2025年の中国大学統一入試「高考」が終了すると、採点作業が開始されます。
『新華日報』によると、江蘇省では省教育試験院、南京大学、南京師範大学の3か所に採点拠点を設置し、それぞれの機関が分担して作業を進めています。
6月7日から始まったマークシートの電子スキャン作業は13日までに完了。省教育試験院ではスキャンだけでなく、選択問題の採点も担当しています。「主観問題は個別の画像に切り分けられ、専用の光ファイバーで各採点会場に送られる」と、教育試験院の陳科長が説明しています。
南京大学では社会科・理科系の記述問題、その他の外国語(ロシア語・日本語・ドイツ語・フランス語・スペイン語)の採点を実施。一方、南京師範大学では国語、数学、英語の記述問題が対象となっており、両大学で約3000人の教師が採点にあたっています。
参加する教師は、専門知識と採点経験を兼ね備えたメンバーから選ばれ、事前に複数回のトレーニングを受け、設けられた採点基準をはっきり理解した人だけは本番に臨みます。

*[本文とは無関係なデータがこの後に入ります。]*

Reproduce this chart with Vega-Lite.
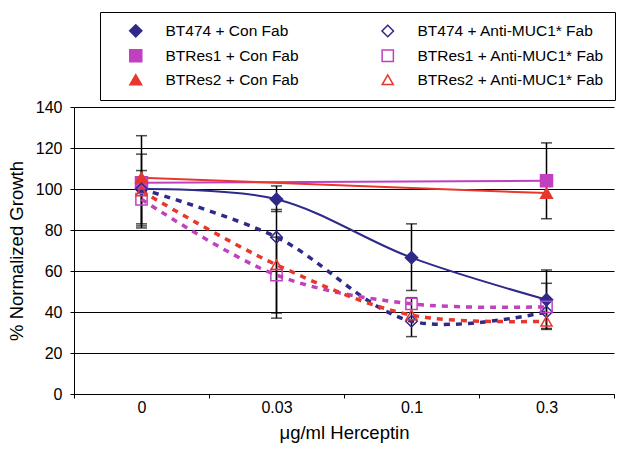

採点制度で注目されるのは「四段階評価方式」です。主観問題はまず2人の採点者が別々に採点し、その差が大きい場合には第3者、さらに必要に応じて専門家チームが再評価を行います。
もし、採点標準以外の解答が出た場合、専門家チームに採点してもらうこととなっており、個人で採点基準を決めて採点することを禁じています。さらにAIによるリアルタイム監視も導入されており、全体の20%以上の答案は再チェックされるという徹底ぶりです。
さらに、採点会場内は携帯電話の持ち込みが禁止され、通信が遮断されるほか、全作業がビデオで記録されるなど、極めて厳格なセキュリティ体制が敷かれています。
こうした取り組みは、高考という一大イベントの公正性と信頼性を確保するためのものです。中国では高考が人生の方向を決める重大な試験とされ、社会の関心も非常に高いことから、採点にも最大限の注意が払われているのです。
AIの導入や採点標準の統一など、これらの制度は不正が散見される日本の大学入試においても参考になる部分があるかもしれません。高考の結果発表は2025年6月25日から開始され、受験生は省の教育試験院公式サイトで成績を確認できる予定です。